We moved into a brand-new council house in 1953 - I was 10 years old. The tiny kitchen had one gas ring and a gas-fired galvanised tub which was used to heat water for washing clothes. There was a built-in coal-fired range in the living room which consisted of a back-boiler (domestic hot water) and an oven at the side of the coal fire. Electric power sockets were few and far between; one in the main bedroom; none in the other bedroom; a double socket in the living room; and a single socket in the kitchen (we were posh, we had an electric kettle).
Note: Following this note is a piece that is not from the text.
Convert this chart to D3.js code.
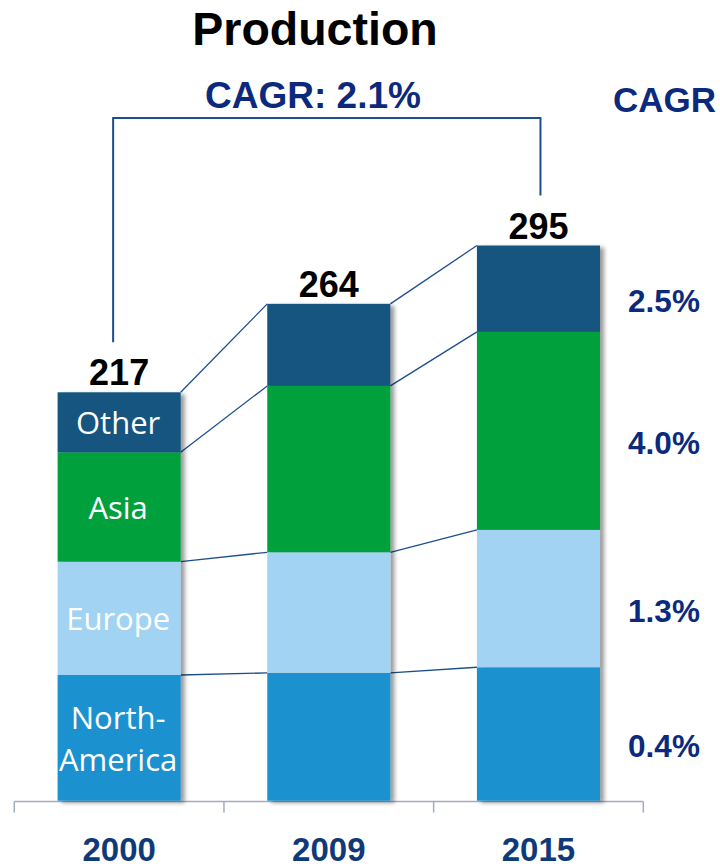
<!DOCTYPE html>
<html>
<head>
<meta charset="utf-8">
<script src="https://cdn.jsdelivr.net/npm/d3@7"></script>
<style>
  html, body { margin: 0; padding: 0; background: #ffffff; }
  svg { display: block; }
</style>
</head>
<body>
<svg id="chart" width="720" height="866"></svg>
<script>
// ---- data ----
const years = ["2000", "2009", "2015"];
const regions = ["North-America", "Europe", "Asia", "Other"];
const northAmerica = [66.8, 67.9, 70.9];
const europe = [60.2, 64.1, 73.0];
const asia = [58.1, 88.4, 105.2];
const other = [31.9, 43.6, 45.9];
const totals = [217, 264, 295];
const regionCagr = ["0.4%", "1.3%", "4.0%", "2.5%"];
const totalCagr = "CAGR: 2.1%";
const title = "Production";
const cagrHeader = "CAGR";

// ---- build table ----
const series = [northAmerica, europe, asia, other];
const table = years.map((yr, i) => {
  const row = { year: yr };
  regions.forEach((r, k) => row[r] = series[k][i]);
  return row;
});
const stacked = d3.stack().keys(regions)(table);

const colors = {
  "North-America": "#1a91d0",
  "Europe": "#a2d3f3",
  "Asia": "#00a03c",
  "Other": "#12557f"
};
const lineColor = "#1d4f8d";
const navy = "#0b2a7e";
const yearColor = "#0f3a78";
const sans = "'Liberation Sans', Arial, sans-serif";
const labelFont = "'Open Sans', 'Noto Sans', sans-serif";

const svg = d3.select("#chart");

const baseline = 800.7;
const pxPerUnit = 1.882;
const x = d3.scaleBand().domain(years).range([14.3, 643.3])
  .paddingInner(0.413).paddingOuter(0.2065);
const y = d3.scaleLinear().domain([0, d3.max(totals)])
  .range([baseline, baseline - d3.max(totals) * pxPerUnit]);

// shadow filter
const defs = svg.append("defs");
const f = defs.append("filter").attr("id", "shadow")
  .attr("x", "-10%").attr("y", "-10%").attr("width", "130%").attr("height", "130%");
f.append("feDropShadow").attr("dx", 4).attr("dy", 2).attr("stdDeviation", 2.2)
  .attr("flood-color", "#000").attr("flood-opacity", 0.4);

// title
svg.append("text").attr("x", 315).attr("y", 44.5)
  .attr("text-anchor", "middle").attr("font-family", sans).attr("font-weight", "bold")
  .attr("font-size", 46.5).attr("fill", "#000").text(title);

// total CAGR label
svg.append("text").attr("x", 313).attr("y", 108)
  .attr("text-anchor", "middle").attr("font-family", sans).attr("font-weight", "bold")
  .attr("font-size", 37).attr("fill", navy).text(totalCagr);

// right CAGR header
svg.append("text").attr("x", 613).attr("y", 111.5)
  .attr("text-anchor", "start").attr("font-family", sans).attr("font-weight", "bold")
  .attr("font-size", 35).attr("fill", navy).text(cagrHeader);

// bracket
const c0 = x(years[0]) + x.bandwidth() / 2;
const c2 = x(years[2]) + x.bandwidth() / 2;
const bx0 = c0 - 6, bx1 = c2 + 2, bTop = 118;
svg.append("path")
  .attr("d", `M${bx0},${y(totals[0]) - 50}V${bTop}H${bx1}V${y(totals[2]) - 50}`)
  .attr("fill", "none").attr("stroke", lineColor).attr("stroke-width", 2);

// connector lines between bars
for (let i = 0; i < years.length - 1; i++) {
  const xr = x(years[i]) + x.bandwidth();
  const xl = x(years[i + 1]);
  stacked.forEach(layer => {
    svg.append("line")
      .attr("x1", xr).attr("y1", y(layer[i][1]))
      .attr("x2", xl).attr("y2", y(layer[i + 1][1]))
      .attr("stroke", lineColor).attr("stroke-width", 1.3);
  });
}

// axis
const axisG = svg.append("g").attr("transform", `translate(0,${baseline + 0.8})`);
axisG.append("line").attr("x1", 14.3).attr("x2", 643.3).attr("y1", 0).attr("y2", 0)
  .attr("stroke", "#a3abbf").attr("stroke-width", 1.5);
const tickXs = years.map(yr => x(yr) - x.step() * x.paddingInner() / 2)
  .concat([x(years[years.length - 1]) + x.bandwidth() + x.step() * x.paddingInner() / 2]);
axisG.selectAll("line.tick").data(tickXs).join("line").attr("class", "tick")
  .attr("x1", d => d).attr("x2", d => d).attr("y1", 0).attr("y2", 11)
  .attr("stroke", "#a3abbf").attr("stroke-width", 1.5);
axisG.selectAll("text.yr").data(years).join("text").attr("class", "yr")
  .attr("x", d => x(d) + x.bandwidth() / 2).attr("y", 59)
  .attr("text-anchor", "middle").attr("font-family", sans).attr("font-weight", "bold")
  .attr("font-size", 33).attr("fill", yearColor).text(d => d);

// bars
const barG = svg.append("g");
years.forEach((yr, i) => {
  const g = barG.append("g").attr("filter", "url(#shadow)");
  stacked.forEach(layer => {
    const d = layer[i];
    g.append("rect")
      .attr("x", x(yr)).attr("width", x.bandwidth())
      .attr("y", y(d[1])).attr("height", y(d[0]) - y(d[1]))
      .attr("fill", colors[layer.key]);
  });
});

// total labels
svg.selectAll("text.total").data(years).join("text").attr("class", "total")
  .attr("x", (d) => x(d) + x.bandwidth() / 2)
  .attr("y", (d, i) => y(totals[i]) - 7)
  .attr("text-anchor", "middle").attr("font-family", sans).attr("font-weight", "bold")
  .attr("font-size", 36).attr("fill", "#000").text((d, i) => totals[i]);

// segment labels in first bar
const segLabels = { "North-America": ["North-", "America"], "Europe": ["Europe"], "Asia": ["Asia"], "Other": ["Other"] };
stacked.forEach(layer => {
  const d = layer[0];
  const cy = y((d[0] + d[1]) / 2);
  const lines = segLabels[layer.key];
  const lh = 42.3;
  lines.forEach((ln, j) => {
    svg.append("text")
      .attr("x", c0 - 1)
      .attr("y", cy + 12 + (j - (lines.length - 1) / 2) * lh)
      .attr("text-anchor", "middle").attr("font-family", labelFont)
      .attr("font-size", 31).attr("fill", "#ffffff").text(ln);
  });
});

// region CAGR labels on right
stacked.forEach((layer, k) => {
  const d = layer[years.length - 1];
  const cy = y((d[0] + d[1]) / 2);
  svg.append("text").attr("x", 664).attr("y", cy + 23)
    .attr("text-anchor", "middle").attr("font-family", sans).attr("font-weight", "bold")
    .attr("font-size", 31.5).attr("fill", navy).text(regionCagr[k]);
});
</script>
</body>
</html>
I've just (Feb 2010) discovered this forum - fascinating stuff!
I was bought up in what would now be described as a poor 'working class' home, [ that is, we were permanently broke!] and I never saw anyone cooking over open fires as a boy except tramps [ er...hobos ] - and boy scouts. We had a range, a blacked-iron coal fired oven with hot plates. Ma polished the living daylights out of it with 'Zebrite', a mixture of graphite and boot polish, so it shone like a mirror. It had to be managed like a steam engine, and could turn our entire 2 up 2 down into a hothouse while baking or boiling. Other days, if the wind was in the wrong direction, it just filled the place with smoke and sulferous smuts! Sukie [the kettle] sat whimpering and whispering on it 24/7 for the interminal rounds of tea partaken by the Brits in those times. Some models even had a tea-boiler with a brass tap to provide everlasting brews of the stuff! We had gas lights and took candles up to bed till the 'leccy was fitted in 1954. Happy days!